The important issues in an endeavor like this, as many of you are already well aware, are not fundamentally technical, but human and organizational. For example, the understanding and development of appropriate "control vocabularies" that both honor the content of information and help make it more easily accessible involves human interpretive judgment that spans disciplines and systems of meaning. We expect dialogue and planning to be an enlightening and engaging time for all. And, in that good spirit, we hope that you will be able to join us and help us all gain a deeper understanding of how language learning is or could be changing in a webbed world!

Enclosed please find more information about this initiative provided by Pepperdine doctoral student organizers, with a partial listing of invited organizations.
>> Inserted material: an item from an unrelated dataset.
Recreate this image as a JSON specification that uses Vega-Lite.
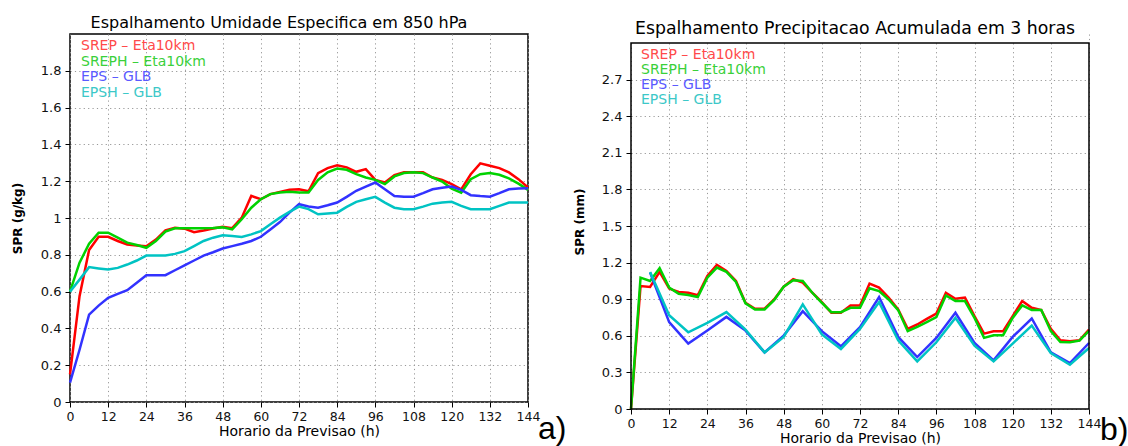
{
  "$schema": "https://vega.github.io/schema/vega-lite/v6.json",
  "background": "white",
  "padding": {"left": 10, "top": 14, "right": 0, "bottom": 0},
  "spacing": 5,
  "config": {
    "font": "DejaVu Sans",
    "view": {"stroke": "black", "strokeWidth": 1.5},
    "axis": {
      "labelFont": "DejaVu Sans", "labelFontSize": 13, "labelColor": "#111", "labelOverlap": false, "labelBound": false,
      "titleFont": "DejaVu Sans", "titleColor": "#000",
      "grid": true, "gridColor": "#999", "gridDash": [1.2, 3.2], "gridWidth": 1,
      "domain": false, "tickColor": "#000", "tickSize": 5, "tickWidth": 1, "tickCount": 30
    },
    "axisX": {"labelOverlap": false, "labelFlush": false},
    "title": {"font": "DejaVu Sans", "fontSize": 16, "fontWeight": "normal", "color": "#000"}
  },
  "datasets": {
    "umidade": [
      {"h":0,"srep":0.15,"sreph":0.60,"eps":0.105,"epsh":0.60},
      {"h":3,"srep":0.575,"sreph":0.757,"eps":0.284,"epsh":0.665},
      {"h":6,"srep":0.826,"sreph":0.86,"eps":0.475,"epsh":0.733},
      {"h":9,"srep":0.898,"sreph":0.92,"eps":0.524,"epsh":0.726},
      {"h":12,"srep":0.898,"sreph":0.92,"eps":0.566,"epsh":0.72},
      {"h":15,"srep":0.875,"sreph":0.893,"eps":0.588,"epsh":0.729},
      {"h":18,"srep":0.856,"sreph":0.866,"eps":0.608,"epsh":0.747},
      {"h":21,"srep":0.851,"sreph":0.853,"eps":0.648,"epsh":0.769},
      {"h":24,"srep":0.847,"sreph":0.838,"eps":0.689,"epsh":0.796},
      {"h":27,"srep":0.883,"sreph":0.875,"eps":0.689,"epsh":0.796},
      {"h":30,"srep":0.933,"sreph":0.926,"eps":0.689,"epsh":0.796},
      {"h":33,"srep":0.947,"sreph":0.944,"eps":0.716,"epsh":0.805},
      {"h":36,"srep":0.942,"sreph":0.944,"eps":0.743,"epsh":0.82},
      {"h":39,"srep":0.923,"sreph":0.944,"eps":0.769,"epsh":0.847},
      {"h":42,"srep":0.932,"sreph":0.944,"eps":0.796,"epsh":0.875},
      {"h":45,"srep":0.943,"sreph":0.945,"eps":0.814,"epsh":0.893},
      {"h":48,"srep":0.953,"sreph":0.949,"eps":0.834,"epsh":0.906},
      {"h":51,"srep":0.945,"sreph":0.938,"eps":0.847,"epsh":0.902},
      {"h":54,"srep":1.002,"sreph":0.993,"eps":0.86,"epsh":0.897},
      {"h":57,"srep":1.12,"sreph":1.056,"eps":0.875,"epsh":0.911},
      {"h":60,"srep":1.102,"sreph":1.102,"eps":0.898,"epsh":0.929},
      {"h":63,"srep":1.13,"sreph":1.13,"eps":0.938,"epsh":0.966},
      {"h":66,"srep":1.142,"sreph":1.138,"eps":0.978,"epsh":1.002},
      {"h":69,"srep":1.153,"sreph":1.142,"eps":1.029,"epsh":1.033},
      {"h":72,"srep":1.156,"sreph":1.138,"eps":1.075,"epsh":1.062},
      {"h":75,"srep":1.145,"sreph":1.138,"eps":1.063,"epsh":1.048},
      {"h":78,"srep":1.244,"sreph":1.207,"eps":1.056,"epsh":1.02},
      {"h":81,"srep":1.271,"sreph":1.248,"eps":1.069,"epsh":1.024},
      {"h":84,"srep":1.287,"sreph":1.269,"eps":1.084,"epsh":1.029},
      {"h":87,"srep":1.275,"sreph":1.262,"eps":1.115,"epsh":1.06},
      {"h":90,"srep":1.251,"sreph":1.238,"eps":1.148,"epsh":1.088},
      {"h":93,"srep":1.266,"sreph":1.22,"eps":1.171,"epsh":1.102},
      {"h":96,"srep":1.207,"sreph":1.207,"eps":1.193,"epsh":1.115},
      {"h":99,"srep":1.193,"sreph":1.184,"eps":1.156,"epsh":1.084},
      {"h":102,"srep":1.233,"sreph":1.226,"eps":1.12,"epsh":1.056},
      {"h":105,"srep":1.248,"sreph":1.244,"eps":1.116,"epsh":1.048},
      {"h":108,"srep":1.248,"sreph":1.248,"eps":1.116,"epsh":1.048},
      {"h":111,"srep":1.248,"sreph":1.244,"eps":1.135,"epsh":1.062},
      {"h":114,"srep":1.22,"sreph":1.22,"eps":1.156,"epsh":1.078},
      {"h":117,"srep":1.207,"sreph":1.198,"eps":1.164,"epsh":1.084},
      {"h":120,"srep":1.184,"sreph":1.16,"eps":1.171,"epsh":1.088},
      {"h":123,"srep":1.156,"sreph":1.138,"eps":1.153,"epsh":1.066},
      {"h":126,"srep":1.238,"sreph":1.211,"eps":1.124,"epsh":1.048},
      {"h":129,"srep":1.297,"sreph":1.238,"eps":1.119,"epsh":1.048},
      {"h":132,"srep":1.284,"sreph":1.244,"eps":1.116,"epsh":1.048},
      {"h":135,"srep":1.271,"sreph":1.235,"eps":1.135,"epsh":1.066},
      {"h":138,"srep":1.248,"sreph":1.215,"eps":1.156,"epsh":1.084},
      {"h":141,"srep":1.211,"sreph":1.187,"eps":1.16,"epsh":1.084},
      {"h":144,"srep":1.166,"sreph":1.153,"eps":1.162,"epsh":1.084}
    ],
    "precip": [
      {"h":0,"srep":0,"sreph":0,"eps":null,"epsh":null},
      {"h":3,"srep":1.008,"sreph":1.077,"eps":null,"epsh":null},
      {"h":6,"srep":1.0,"sreph":1.05,"eps":1.119,"epsh":1.124},
      {"h":9,"srep":1.124,"sreph":1.154,"eps":null,"epsh":null},
      {"h":12,"srep":0.987,"sreph":0.995,"eps":0.712,"epsh":0.769},
      {"h":15,"srep":0.959,"sreph":0.945,"eps":null,"epsh":null},
      {"h":18,"srep":0.953,"sreph":0.934,"eps":0.536,"epsh":0.629},
      {"h":21,"srep":0.932,"sreph":0.918,"eps":null,"epsh":null},
      {"h":24,"srep":1.091,"sreph":1.077,"eps":0.643,"epsh":0.706},
      {"h":27,"srep":1.182,"sreph":1.159,"eps":null,"epsh":null},
      {"h":30,"srep":1.132,"sreph":1.124,"eps":0.755,"epsh":0.794},
      {"h":33,"srep":1.05,"sreph":1.041,"eps":null,"epsh":null},
      {"h":36,"srep":0.871,"sreph":0.866,"eps":0.643,"epsh":0.651},
      {"h":39,"srep":0.822,"sreph":0.816,"eps":null,"epsh":null},
      {"h":42,"srep":0.822,"sreph":0.816,"eps":0.464,"epsh":0.464},
      {"h":45,"srep":0.898,"sreph":0.893,"eps":null,"epsh":null},
      {"h":48,"srep":1.003,"sreph":1.003,"eps":0.602,"epsh":0.591},
      {"h":51,"srep":1.064,"sreph":1.056,"eps":null,"epsh":null},
      {"h":54,"srep":1.036,"sreph":1.05,"eps":0.802,"epsh":0.858},
      {"h":57,"srep":0.953,"sreph":0.953,"eps":null,"epsh":null},
      {"h":60,"srep":0.876,"sreph":0.871,"eps":0.638,"epsh":0.611},
      {"h":63,"srep":0.789,"sreph":0.794,"eps":null,"epsh":null},
      {"h":66,"srep":0.789,"sreph":0.794,"eps":0.514,"epsh":0.492},
      {"h":69,"srep":0.849,"sreph":0.83,"eps":null,"epsh":null},
      {"h":72,"srep":0.849,"sreph":0.83,"eps":0.671,"epsh":0.657},
      {"h":75,"srep":1.028,"sreph":0.989,"eps":null,"epsh":null},
      {"h":78,"srep":0.995,"sreph":0.967,"eps":0.918,"epsh":0.876},
      {"h":81,"srep":0.913,"sreph":0.898,"eps":null,"epsh":null},
      {"h":84,"srep":0.816,"sreph":0.811,"eps":0.591,"epsh":0.563},
      {"h":87,"srep":0.657,"sreph":0.638,"eps":null,"epsh":null},
      {"h":90,"srep":0.693,"sreph":0.673,"eps":0.426,"epsh":0.39},
      {"h":93,"srep":0.739,"sreph":0.712,"eps":null,"epsh":null},
      {"h":96,"srep":0.783,"sreph":0.753,"eps":0.583,"epsh":0.547},
      {"h":99,"srep":0.953,"sreph":0.931,"eps":null,"epsh":null},
      {"h":102,"srep":0.904,"sreph":0.885,"eps":0.789,"epsh":0.747},
      {"h":105,"srep":0.913,"sreph":0.885,"eps":null,"epsh":null},
      {"h":108,"srep":0.761,"sreph":0.747,"eps":0.541,"epsh":0.519},
      {"h":111,"srep":0.618,"sreph":0.583,"eps":null,"epsh":null},
      {"h":114,"srep":0.638,"sreph":0.605,"eps":0.399,"epsh":0.39},
      {"h":117,"srep":0.638,"sreph":0.605,"eps":null,"epsh":null},
      {"h":120,"srep":0.761,"sreph":0.747,"eps":0.591,"epsh":0.536},
      {"h":123,"srep":0.885,"sreph":0.849,"eps":null,"epsh":null},
      {"h":126,"srep":0.83,"sreph":0.811,"eps":0.742,"epsh":0.684},
      {"h":129,"srep":0.811,"sreph":0.811,"eps":null,"epsh":null},
      {"h":132,"srep":0.657,"sreph":0.638,"eps":0.464,"epsh":0.459},
      {"h":135,"srep":0.563,"sreph":0.549,"eps":null,"epsh":null},
      {"h":138,"srep":0.555,"sreph":0.547,"eps":0.376,"epsh":0.363},
      {"h":141,"srep":0.563,"sreph":0.56,"eps":null,"epsh":null},
      {"h":144,"srep":0.651,"sreph":0.64,"eps":0.541,"epsh":0.5}
    ]
  },
  "hconcat": [
    {
      "width": 458,
      "height": 368,
      "title": {"text": "Espalhamento Umidade Especifica em 850 hPa", "offset": 3, "dx": -20},
      "layer": [
        {
          "data": {"name": "umidade"},
          "transform": [
            {"fold": ["srep", "sreph", "eps", "epsh"], "as": ["serie", "v"]},
            {"filter": "isValid(datum.v)"}
          ],
          "mark": {"type": "line", "strokeWidth": 2.5},
          "encoding": {
            "x": {"field": "h", "type": "quantitative",
              "scale": {"domain": [0, 144], "nice": false},
              "axis": {"values": [0,12,24,36,48,60,72,84,96,108,120,132,144], "tickCount": 30, "labelOverlap": false, "labelFontSize": 12.5, "title": "Horario da Previsao (h)", "titleFontSize": 14, "titleFontWeight": "normal", "titlePadding": 2, "labelPadding": 3}},
            "y": {"field": "v", "type": "quantitative",
              "scale": {"domain": [0, 2], "nice": false},
              "axis": {"values": [0,0.2,0.4,0.6,0.8,1,1.2,1.4,1.6,1.8], "tickCount": 30, "format": "~g", "title": "SPR (g/kg)", "titleFontSize": 12, "titleFontWeight": "bold", "titlePadding": 16, "labelPadding": 4}},
            "color": {"field": "serie", "type": "nominal",
              "scale": {"domain": ["srep", "sreph", "eps", "epsh"], "range": ["#ff0000", "#00d200", "#3232ff", "#00c3c3"]},
              "legend": {
                "orient": "top-left", "offset": 5, "title": null, "padding": 0,
                "symbolSize": 0, "symbolOpacity": 0, "symbolStrokeWidth": 0,
                "labelOffset": -8, "labelFont": "DejaVu Sans", "labelFontSize": 14, "rowPadding": 1.5,
                "labelExpr": "datum.label == 'srep' ? 'SREP – Eta10km' : datum.label == 'sreph' ? 'SREPH – Eta10km' : datum.label == 'eps' ? 'EPS – GLB' : 'EPSH – GLB'",
                "encode": {"labels": {"update": {"fill": {"signal": "datum.value == 'srep' ? '#ff4a4a' : datum.value == 'sreph' ? '#3ad03a' : datum.value == 'eps' ? '#5a5aff' : '#3cc8c8'"}}}}
              }}
          }
        },
        {
          "data": {"values": [{"t": "a)"}]},
          "mark": {"type": "text", "font": "Liberation Sans", "fontSize": 32, "align": "left", "baseline": "alphabetic", "dx": 10, "dy": 37, "color": "#000"},
          "encoding": {"text": {"field": "t"}, "x": {"datum": 144}, "y": {"datum": 0}}
        }
      ]
    },
    {
      "width": 458,
      "height": 375,
      "view": {"stroke": null},
      "title": {"text": "Espalhamento Precipitacao Acumulada em 3 horas", "offset": -3, "fontSize": 17.3, "dx": -5},
      "layer": [
        {
          "data": {"name": "precip"},
          "transform": [
            {"fold": ["srep", "sreph", "eps", "epsh"], "as": ["serie", "v"]},
            {"filter": "isValid(datum.v)"}
          ],
          "mark": {"type": "line", "strokeWidth": 2.5},
          "encoding": {
            "x": {"field": "h", "type": "quantitative",
              "scale": {"domain": [0, 144], "nice": false},
              "axis": {"values": [0,12,24,36,48,60,72,84,96,108,120,132,144], "tickCount": 30, "labelOverlap": false, "labelFontSize": 12.5, "title": "Horario da Previsao (h)", "titleFontSize": 14, "titleFontWeight": "normal", "titlePadding": 2, "labelPadding": 3}},
            "y": {"field": "v", "type": "quantitative",
              "scale": {"domain": [0, 3.0742], "nice": false},
              "axis": {"values": [0,0.3,0.6,0.9,1.2,1.5,1.8,2.1,2.4,2.7], "tickCount": 30, "format": "~g", "title": "SPR (mm)", "titleFontSize": 12, "titleFontWeight": "bold", "titlePadding": 15, "labelPadding": 4}},
            "color": {"field": "serie", "type": "nominal",
              "scale": {"domain": ["srep", "sreph", "eps", "epsh"], "range": ["#ff0000", "#00d200", "#3232ff", "#00c3c3"]},
              "legend": {
                "orient": "top-left", "offset": 14, "title": null, "padding": 0,
                "symbolSize": 0, "symbolOpacity": 0, "symbolStrokeWidth": 0,
                "labelOffset": -18, "labelFont": "DejaVu Sans", "labelFontSize": 14, "rowPadding": 1,
                "labelExpr": "datum.label == 'srep' ? 'SREP – Eta10km' : datum.label == 'sreph' ? 'SREPH – Eta10km' : datum.label == 'eps' ? 'EPS – GLB' : 'EPSH – GLB'",
                "encode": {"labels": {"update": {"fill": {"signal": "datum.value == 'srep' ? '#ff4a4a' : datum.value == 'sreph' ? '#3ad03a' : datum.value == 'eps' ? '#5a5aff' : '#3cc8c8'"}}}}
              }}
          }
        },
        {
          "data": {"values": [{}]},
          "mark": {"type": "rect", "fill": "white", "strokeWidth": 0},
          "encoding": {"x": {"datum": 0}, "x2": {"datum": 144}, "y": {"datum": 3}, "y2": {"datum": 3.0742}}
        },
        {
          "data": {"values": [{}]},
          "mark": {"type": "rect", "filled": false, "stroke": "black", "strokeWidth": 1.5},
          "encoding": {"x": {"datum": 0}, "x2": {"datum": 144}, "y": {"datum": 0}, "y2": {"datum": 3}}
        },
        {
          "data": {"values": [{"t": "b)"}]},
          "mark": {"type": "text", "font": "Liberation Sans", "fontSize": 32, "align": "left", "baseline": "alphabetic", "dx": 11, "dy": 31, "color": "#000"},
          "encoding": {"text": {"field": "t"}, "x": {"datum": 144}, "y": {"datum": 0}}
        }
      ]
    }
  ],
  "resolve": {"scale": {"color": "independent"}, "legend": {"color": "independent"}}
}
We hope that you will join us. We would appreciate your RSVP, in any case, to Yadira Guillen at (562) 985-5806 by May 1, 2000. Once confirmed, we will provide you with information for setting up travel arrangements through our campus travel agency. We anticipate that out-of-town guests will be staying at the Wyndham Hotel in Culver City (to be confirmed). Also, please feel free to contact me with questions/comments. I can be reached at the number above and by e-mail: krocap@csulb.edu. We look forward to seeing you on May 17.

Sincerely,

Kevin B. Rocap, Ed.M.

Director, Program and Development, CLMER

Director, PSRTEC and Project EDEN

Dear Language Educators:

We are a group of professionals from California State University Long Beach, Stanford University, The Friends University, and Los Angeles City Unified School District who would like to extend an invitation to collaborate on a doctoral project we are undertaking through our program at Pepperdine University. We propose to facilitate a gathering of language professionals including university professors, K-12 teachers, materials developers, and non-profit organizations, to help shape and create a viable Internet portal/resource that meets the needs of the language teaching community. Please see the attached mission statement for our joint venture.

We, in collaboration with the PSRTEC and Project EDEN, would like to invite you to attend an open planning session to be held in Culver City (see attached letter). We perceive your ideas and guidance as paramount to the success of this venture along with other language educators who preliminarily represent:

American Association of Teachers (AAT)
American Council on the Teaching of Foreign Languages (ACTFL)
California Association of Bilingual Educators (CABE)
CALICO
CARLA
ERIC
IALL
Departments and Language Centers at various colleges and universities
Monterey Institute of International Studies (MIIS)
National Association for the Education and Advancement of Vietnamese, Laotians,
Hmong and Cambodians (NAFEA)
National Clearinghouse for Bilingual Education (NCBE)
National Foreign Language Resource Center
TESL
TESOL
US Department of Education

 

IALL’s role in relation to this project can lie at one of a number of points on a continuum--- from simply providing information about PLM through its electronic and non-electronic publications as a service to its membership, to serving, perhaps, as a collection point for individuals who may have one or a few bits of instructional materials and thus don’t fit clearly within the scope of the collections that GEM typically deals with. That is, GEM looks for institutional submissions, or ---if from an individual --- collections of materials. As such, it fails--- as it currently exists--- to capture those individual or small cluster of faculty-developed gems that lie throughout the Internet. IALL could serve both itself and its membership by providing an institutional affiliation for those "gems". A particular advantage to this approach is that it could contribute significantly to IALL’s efforts to outreach to K-12 folks.